Shankar Acharya, former Chief Economic Advisor of India and former chairman of Kotak Mahindra Bank said that, after the lockdown, approximately 100 million jobs have been lost. He further added that IMF (International Monetary Fund) has claimed that India’s GDP (Gross Domestic Product) will remain 1.9% and according to him it is also a very optimistic figure as he fears that the GDP of India could fall to negative. 24% of unemployment which is measured by the CMIE is also a huge number, the fall in the participation of labour by 6% and the probability of an increase in fiscal deficit is all making the situation of Indian economy very critical.

 

How many Financial Crises been faced by India?

Balance of Payment Crises

In the year 1991, India was only left with 1.2 billion dollars in January 1991 and by June 1991 it remained 600 million dollars. Government has a tremendous fiscal deficit. National Gold Reserve was pledged (around 67 tons of gold), then only IMF agreed to lend 2.2-billion-dollar loan to India. RBI at the same time had to pledge 47 tonnes of gold to the Bank of England and 20 tons gold was a pledge to Switzerland, and then only in return, India was able to receive 600 million dollars. And all this amount was only sufficient for the next 3 weeks to run the country. GDP had dreadful 12.9 % fiscal imbalance. It was only after the Narsimha Rao government and Dr Manmohan Singh duo who were able to revive the country back through their radical reforms.

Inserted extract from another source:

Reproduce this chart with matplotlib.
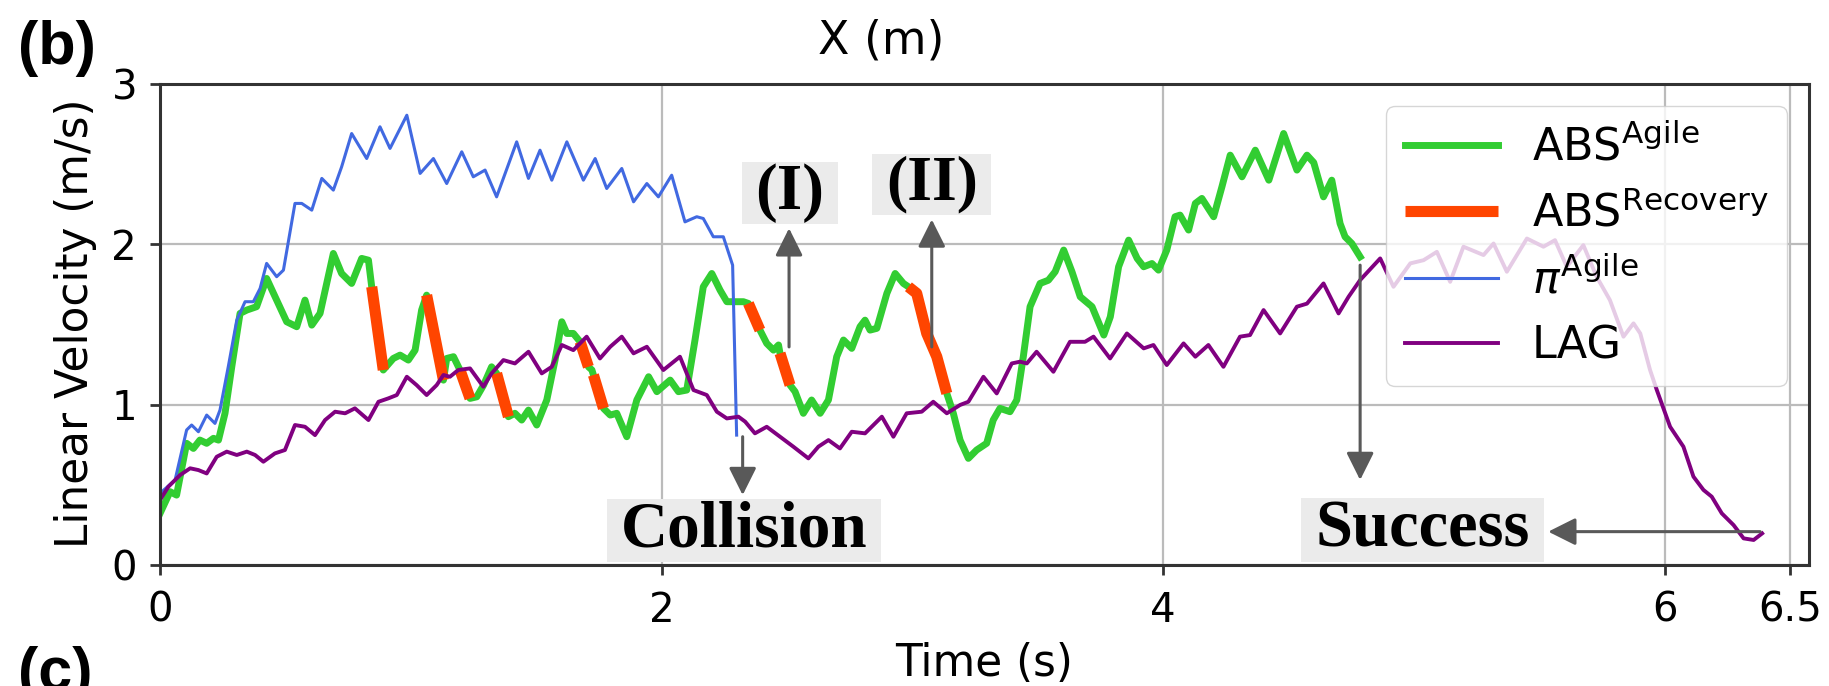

Whereas now we have around 476 billion dollars of forex reserve, way better position than that of 1991. GDP, which was 266 billion dollars in 1991, is now of 3 trillion dollars.  Even in 1991 Financial Emergency was not imposed, so it can be said that there is no as such necessity and requirement to impose it now.     

 

Impact of Financial Emergency if Imposed

The government will have the full power to control and run the country. They can reduce or restrain the pension and salary given to the government employees. They will also have full autonomy to control the fund given by the centre to the state government. The government can impose various restrictions on the bank as well, so the people will have to face the restriction in the withdrawal of funds from the bank, decrease rate in interest etc. if any State Government oppose to the implementation of the emergency then the centre can dismiss the state government u/a 356 of the Constitution and the centre will have its direct rule in those states by means of Presidential Rule. So basically, in a financial emergency, the Central government will have more executive power mostly with regard to financial matters over the state government.